As many as 45 changes in the Kannada and Social Studies textbooks, prescribed for classes between VI and X, were approved in the State Cabinet on Thursday that included the dropping of lessons on RSS founder K.B. Hedgewar and Hindutva ideologue V.D. Savarkar that were added by the previous BJP government.
A lesson written by Chakravarthi Sulibele was also dropped, while the Cabinet cleared adding back lessons on Savitribai Phule, B.R. Ambedkar, and Jawaharlal Nehru that had been dropped in the process of textbook revision undertaken by the previous BJP government.
Booklets before end of June
Ruling out the withdrawal of the entire textbooks that have been distributed to students already, the government has decided to issue supplementary booklets containing 45 changes based on the recommendation by a five-member expert committee that had been set up earlier. The committee included Rajappa Dalwoy, Ravish Kumar, T.R. Chandrashekar, Ashwathnarayan, and Rajesh. The supplementary booklets will reach the students of about 75,000 schools across the State before the end of June.
“By the time our government was formed, the textbooks had already reached students. To recall them and print new textbooks would involve high costs. There has been a precedence of providing supplementary booklets and we will start the distribution of booklets in a few days. Before the end of this month, booklets will reach the students,” Primary and Secondary Education Minister Madhu Bangarappa told presspersons in the post-Cabinet briefing on Thursday.
Full revision next year
“Essentially, we have retained what was there before textbook revision. We are including what the BJP government had dropped and we are dropping what they had added. In fact, many minor changes that were required won’t be done for now. A new textbook revision committee will be formed in a month and based on the recommendation, textbooks will be revised from the next academic year.” He indicated that the supplementary booklets could be about 15 pages.
The Minister said that besides sending the supplementary booklets, teachers would also be informed on the lessons that should be not taught in classrooms and the lessons that should be taught.

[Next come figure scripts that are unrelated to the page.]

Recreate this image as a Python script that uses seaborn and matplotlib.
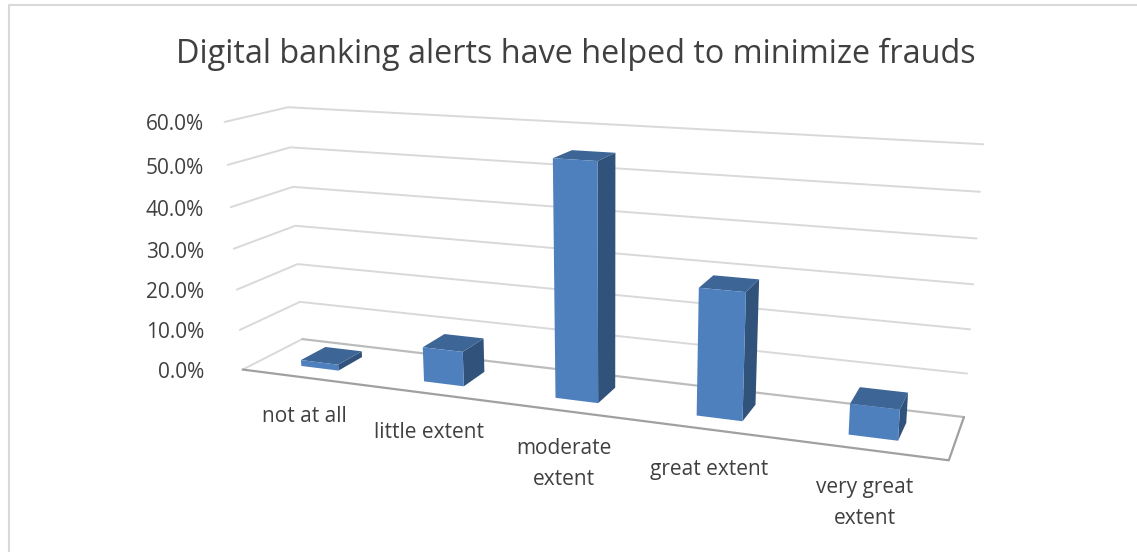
import numpy as np
import pandas as pd
import matplotlib
matplotlib.use('Agg')
import matplotlib.pyplot as plt
import seaborn as sns
from matplotlib.patches import Polygon
from matplotlib.transforms import IdentityTransform, Transform

W, H = 1137, 552

categories = ['not at all', 'little extent', 'moderate\nextent', 'great extent', 'very great\nextent']
shares = [1.5, 8.4, 55.0, 29.0, 6.9]
y_ticks = [0, 10, 20, 30, 40, 50, 60]

# wall/floor corners: (category pos, depth, share) -> pixel
# used to fit the 3d camera of the excel chart
calib_world = []
calib_pix = []
back_left = [(302, 339), (300, 302), (298, 264), (296, 226), (293, 187), (290, 147), (288, 107)]
back_right = [(964, 417), (967, 374), (970, 329), (973, 285), (977, 238), (980, 192), (983, 144)]
front_left = [(242, 369), (240, 330), (237, 290), (234, 249), (231, 207), (227, 165), (225, 122)]
for t, a, b, c in zip(y_ticks, back_left, back_right, front_left):
    calib_world += [(0, 1, t), (5, 1, t), (0, 0, t)]
    calib_pix += [a, b, c]
calib_world.append((5, 0, 0))
calib_pix.append((949, 460))


def fit_camera(world, pix):
    rows = []
    for (x, d, z), (u, v) in zip(world, pix):
        p = [x, d, z / 10, 1]
        rows.append(p + [0, 0, 0, 0] + [-u / 1000 * c for c in p])
        rows.append([0, 0, 0, 0] + p + [-v / 1000 * c for c in p])
    return np.linalg.svd(np.array(rows, dtype=float))[2][-1].reshape(3, 4)


CAM = fit_camera(calib_world, calib_pix)
X_SHIFT = 0.508  # bars sit a touch right of the category centre


def project(x, d, z):
    x, d, z = np.broadcast_arrays(np.asarray(x, float), np.asarray(d, float), np.asarray(z, float))
    p = np.stack([x, d, z / 10, np.ones_like(x)], axis=-1)
    q = p @ CAM.T
    u = q[..., 0] / q[..., 2] * 1000
    v = q[..., 1] / q[..., 2] * 1000
    return np.stack([u, H - v], axis=-1)


class FrontFace(Transform):
    # maps barplot data (x, share) on to the front plane of the bars
    input_dims = 2
    output_dims = 2

    def __init__(self, plane):
        super().__init__()
        self.plane = plane

    def transform_non_affine(self, values):
        values = np.asarray(values)
        return project(values[:, 0] + X_SHIFT, self.plane, values[:, 1])


sns.set_theme(style='white')
plt.rcParams['font.family'] = ['Open Sans', 'DejaVu Sans']

fig = plt.figure(figsize=(W / 100, H / 100), dpi=100, facecolor='white')
ax = fig.add_axes([0, 0, 1, 1])

FRONT = '#4e80be'
TOP = '#3d6595'
SIDE = '#30527b'
D0, D1 = 0.275, 0.70
BAR_W = 0.31

df = pd.DataFrame({'category': categories, 'share': shares})
sns.barplot(data=df, x='category', y='share', color=FRONT, saturation=1, width=BAR_W, ax=ax, zorder=5)
ax.set_axis_off()

px = IdentityTransform()
grid = '#d9d9d9'

# chart frame, only left and top are inside the crop
ax.plot([8.5, 8.5, W], [0, H - 5, H - 5], color=grid, lw=1.5, transform=px, clip_on=False)

# walls
for t in y_ticks[1:]:
    pts = project([0, 0, 5], [0, 1, 1], t)
    ax.plot(pts[:, 0], pts[:, 1], color=grid, lw=1.4, transform=px, zorder=1)
pts = project([0, 0], [0, 1], 0)
ax.plot(pts[:, 0], pts[:, 1], color=grid, lw=1.4, transform=px, zorder=1)
pts = project([0, 5], [1, 1], 0)
ax.plot(pts[:, 0], pts[:, 1], color='#bcbcbc', lw=1.6, transform=px, zorder=2)
pts = project([5, 5, 0], [1, 0, 0], 0)
ax.plot(pts[:, 0], pts[:, 1], color='#a0a0a0', lw=1.6, transform=px, zorder=2)

# bars: front faces come from seaborn, sides and tops follow from the same rectangles
front = FrontFace(D0)
for bar in ax.patches:
    x0 = bar.get_x() + X_SHIFT
    x1 = x0 + bar.get_width()
    h = bar.get_height()
    bar.set_transform(front)
    bar.set_edgecolor('none')
    side = project([x1, x1, x1, x1], [D0, D1, D1, D0], [0, 0, h, h])
    top = project([x0, x1, x1, x0], [D0, D0, D1, D1], h)
    ax.add_patch(Polygon(side, closed=True, fc=SIDE, ec='none', transform=px, zorder=4))
    ax.add_patch(Polygon(top, closed=True, fc=TOP, ec='none', transform=px, zorder=4))

ink = '#404040'
tick_pos = [372, 332, 292, 252, 210, 168, 125]
for t, yp in zip(y_ticks, tick_pos):
    ax.text(204, H - yp, f'{t:.1f}%', ha='right', va='center', fontsize=15, color=ink, transform=px)

label_pos = [(304, 416), (429, 433), (564, 464), (709, 470), (865, 503)]
for lab, (xp, yp) in zip(categories, label_pos):
    ax.text(xp, H - yp, lab, ha='center', va='center', fontsize=15, color=ink, linespacing=1.62, transform=px)

ax.text(576, H - 54, 'Digital banking alerts have helped to minimize frauds', ha='center', va='center',
        fontsize=23.3, color=ink, transform=px)

fig.savefig('out.png', dpi=100, facecolor='white')
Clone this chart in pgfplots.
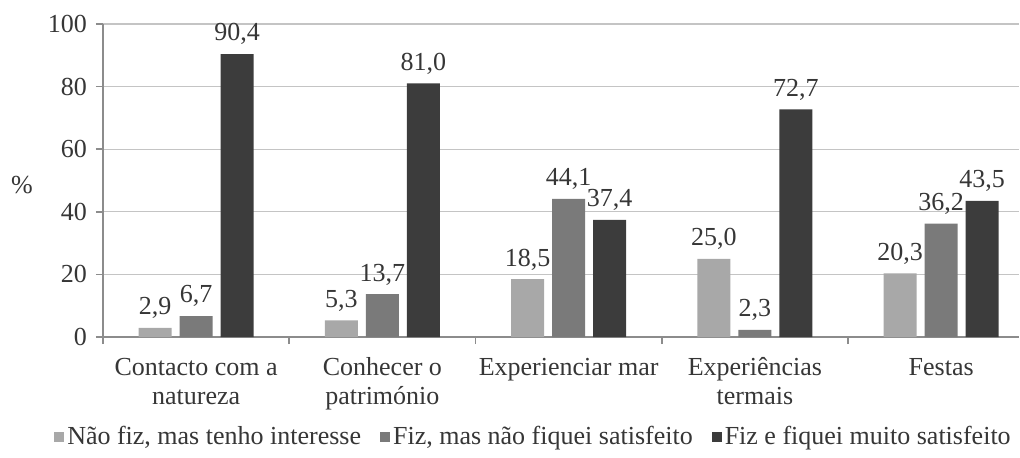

Preamble to be made compulsory in school
The Cabinet on Thursday decided to make the reading of the Preamble of the Indian Constitution mandatory in all schools in Karnataka. Social Welfare Minister H.C. Mahadevappa said it was important for all students to understand the Preamble, and it would be made compulsory for children of all classes to read it in school. Likewise, he said the Cabinet had decided to make it mandatory for all government and semi-government institution to display a copy of the Preamble in the offices.